WHAT IS BEING ASKED:
Beginning with the first line, set down every line through the one containing "plt.rcParams['font.family'] = ['Open", exactly as it appears, but not the pictures.

AVAILABLE DATA:
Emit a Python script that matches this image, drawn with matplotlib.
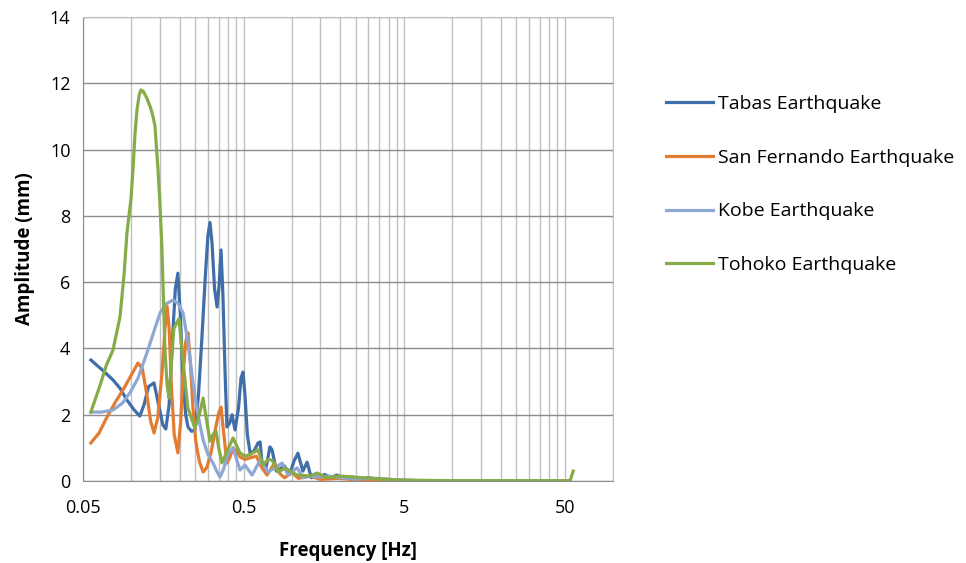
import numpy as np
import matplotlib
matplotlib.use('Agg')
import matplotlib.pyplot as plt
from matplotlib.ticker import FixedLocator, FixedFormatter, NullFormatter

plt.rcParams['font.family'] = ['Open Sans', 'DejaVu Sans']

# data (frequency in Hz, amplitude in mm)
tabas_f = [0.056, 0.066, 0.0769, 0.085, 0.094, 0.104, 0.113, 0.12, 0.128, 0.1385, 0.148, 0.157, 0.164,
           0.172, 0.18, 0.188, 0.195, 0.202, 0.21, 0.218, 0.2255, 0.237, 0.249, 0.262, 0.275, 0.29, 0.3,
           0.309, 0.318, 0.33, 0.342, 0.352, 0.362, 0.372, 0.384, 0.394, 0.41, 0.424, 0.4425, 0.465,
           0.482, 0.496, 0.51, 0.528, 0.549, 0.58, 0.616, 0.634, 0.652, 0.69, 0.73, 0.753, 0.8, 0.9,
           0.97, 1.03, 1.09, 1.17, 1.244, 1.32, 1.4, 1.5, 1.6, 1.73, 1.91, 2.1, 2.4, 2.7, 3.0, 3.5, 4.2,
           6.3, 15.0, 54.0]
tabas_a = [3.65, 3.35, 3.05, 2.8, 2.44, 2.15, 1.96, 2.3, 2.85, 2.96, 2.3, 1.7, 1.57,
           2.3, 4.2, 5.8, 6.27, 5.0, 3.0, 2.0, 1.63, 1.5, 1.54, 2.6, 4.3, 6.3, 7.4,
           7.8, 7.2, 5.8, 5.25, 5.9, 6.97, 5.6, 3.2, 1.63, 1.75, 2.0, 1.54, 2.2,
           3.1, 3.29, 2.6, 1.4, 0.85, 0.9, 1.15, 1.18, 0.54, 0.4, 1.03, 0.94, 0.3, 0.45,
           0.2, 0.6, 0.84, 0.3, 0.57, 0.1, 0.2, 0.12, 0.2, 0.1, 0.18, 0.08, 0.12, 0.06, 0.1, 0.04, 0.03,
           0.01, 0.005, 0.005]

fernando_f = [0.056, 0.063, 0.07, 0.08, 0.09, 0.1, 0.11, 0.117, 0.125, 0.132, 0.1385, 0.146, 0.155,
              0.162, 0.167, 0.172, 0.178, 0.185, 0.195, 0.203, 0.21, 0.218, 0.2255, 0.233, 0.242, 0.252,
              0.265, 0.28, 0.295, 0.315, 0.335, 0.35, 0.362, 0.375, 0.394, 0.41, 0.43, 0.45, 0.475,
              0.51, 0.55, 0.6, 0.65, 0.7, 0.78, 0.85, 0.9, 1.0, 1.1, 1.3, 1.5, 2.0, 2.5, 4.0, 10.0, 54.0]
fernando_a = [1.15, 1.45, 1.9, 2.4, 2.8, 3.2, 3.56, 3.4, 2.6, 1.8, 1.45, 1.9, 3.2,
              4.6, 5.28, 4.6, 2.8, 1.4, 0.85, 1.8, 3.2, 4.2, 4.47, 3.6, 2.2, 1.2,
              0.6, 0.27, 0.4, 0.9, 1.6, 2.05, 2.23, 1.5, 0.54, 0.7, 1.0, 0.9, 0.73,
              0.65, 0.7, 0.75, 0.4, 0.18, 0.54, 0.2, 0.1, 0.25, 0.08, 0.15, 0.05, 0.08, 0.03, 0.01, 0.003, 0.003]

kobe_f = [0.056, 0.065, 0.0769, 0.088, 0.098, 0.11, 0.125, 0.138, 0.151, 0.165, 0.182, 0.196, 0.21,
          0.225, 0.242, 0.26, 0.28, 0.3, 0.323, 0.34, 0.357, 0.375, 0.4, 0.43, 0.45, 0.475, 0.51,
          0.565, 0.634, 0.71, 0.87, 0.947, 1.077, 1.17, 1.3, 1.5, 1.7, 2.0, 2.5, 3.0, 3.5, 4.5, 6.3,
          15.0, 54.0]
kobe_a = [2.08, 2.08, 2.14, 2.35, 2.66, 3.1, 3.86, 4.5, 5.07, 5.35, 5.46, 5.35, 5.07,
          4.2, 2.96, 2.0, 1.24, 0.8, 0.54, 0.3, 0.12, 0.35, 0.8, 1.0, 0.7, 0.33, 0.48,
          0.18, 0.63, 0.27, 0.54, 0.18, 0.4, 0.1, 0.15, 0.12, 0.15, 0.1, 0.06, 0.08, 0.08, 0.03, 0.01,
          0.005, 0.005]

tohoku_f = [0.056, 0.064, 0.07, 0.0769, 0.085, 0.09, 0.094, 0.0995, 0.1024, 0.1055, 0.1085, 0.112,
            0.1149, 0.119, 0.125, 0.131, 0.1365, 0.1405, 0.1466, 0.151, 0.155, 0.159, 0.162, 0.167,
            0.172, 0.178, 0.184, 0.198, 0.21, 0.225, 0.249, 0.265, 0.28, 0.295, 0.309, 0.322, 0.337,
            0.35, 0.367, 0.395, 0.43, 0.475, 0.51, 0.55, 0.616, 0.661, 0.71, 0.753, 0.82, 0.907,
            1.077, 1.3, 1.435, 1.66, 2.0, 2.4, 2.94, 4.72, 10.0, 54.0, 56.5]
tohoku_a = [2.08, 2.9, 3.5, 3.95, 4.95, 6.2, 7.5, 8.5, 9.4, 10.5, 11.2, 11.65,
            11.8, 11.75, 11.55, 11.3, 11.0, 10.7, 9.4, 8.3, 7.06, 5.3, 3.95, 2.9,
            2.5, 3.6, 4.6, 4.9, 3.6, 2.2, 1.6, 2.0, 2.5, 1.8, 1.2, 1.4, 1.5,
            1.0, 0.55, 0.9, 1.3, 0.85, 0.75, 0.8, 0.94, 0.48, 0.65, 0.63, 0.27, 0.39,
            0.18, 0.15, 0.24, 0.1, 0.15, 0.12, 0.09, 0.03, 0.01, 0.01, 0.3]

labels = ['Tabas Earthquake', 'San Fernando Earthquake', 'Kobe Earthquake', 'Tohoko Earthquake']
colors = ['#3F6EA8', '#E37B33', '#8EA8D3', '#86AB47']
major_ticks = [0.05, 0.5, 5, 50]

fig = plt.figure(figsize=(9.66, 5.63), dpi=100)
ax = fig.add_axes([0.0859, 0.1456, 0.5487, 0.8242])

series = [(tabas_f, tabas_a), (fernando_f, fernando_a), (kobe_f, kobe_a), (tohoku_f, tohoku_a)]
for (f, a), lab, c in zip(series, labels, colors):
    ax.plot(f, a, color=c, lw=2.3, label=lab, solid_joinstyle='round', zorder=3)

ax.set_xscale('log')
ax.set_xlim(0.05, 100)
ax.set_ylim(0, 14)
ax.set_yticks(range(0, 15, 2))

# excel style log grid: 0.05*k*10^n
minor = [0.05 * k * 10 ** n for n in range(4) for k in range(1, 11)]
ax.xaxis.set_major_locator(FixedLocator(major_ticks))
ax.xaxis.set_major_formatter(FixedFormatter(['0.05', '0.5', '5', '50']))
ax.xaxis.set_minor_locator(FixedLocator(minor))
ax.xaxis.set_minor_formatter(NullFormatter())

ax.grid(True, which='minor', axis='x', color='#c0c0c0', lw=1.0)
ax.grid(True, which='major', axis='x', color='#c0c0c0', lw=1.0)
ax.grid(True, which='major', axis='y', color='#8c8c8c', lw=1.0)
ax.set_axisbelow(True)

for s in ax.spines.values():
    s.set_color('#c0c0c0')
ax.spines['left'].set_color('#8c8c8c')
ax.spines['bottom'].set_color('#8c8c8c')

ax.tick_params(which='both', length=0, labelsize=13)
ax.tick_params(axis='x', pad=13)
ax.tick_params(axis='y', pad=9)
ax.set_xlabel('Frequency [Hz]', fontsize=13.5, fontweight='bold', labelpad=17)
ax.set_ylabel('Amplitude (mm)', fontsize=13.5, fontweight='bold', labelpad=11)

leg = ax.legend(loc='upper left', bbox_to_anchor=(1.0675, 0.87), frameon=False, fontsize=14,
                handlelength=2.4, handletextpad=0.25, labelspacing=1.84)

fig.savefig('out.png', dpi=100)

ANSWER TO THE EXERCISE:
Emit a Python script that matches this image, drawn with matplotlib.
import numpy as np
import matplotlib
matplotlib.use('Agg')
import matplotlib.pyplot as plt
from matplotlib.ticker import FixedLocator, FixedFormatter, NullFormatter

plt.rcParams['font.family'] = ['Open Sans', 'DejaVu Sans']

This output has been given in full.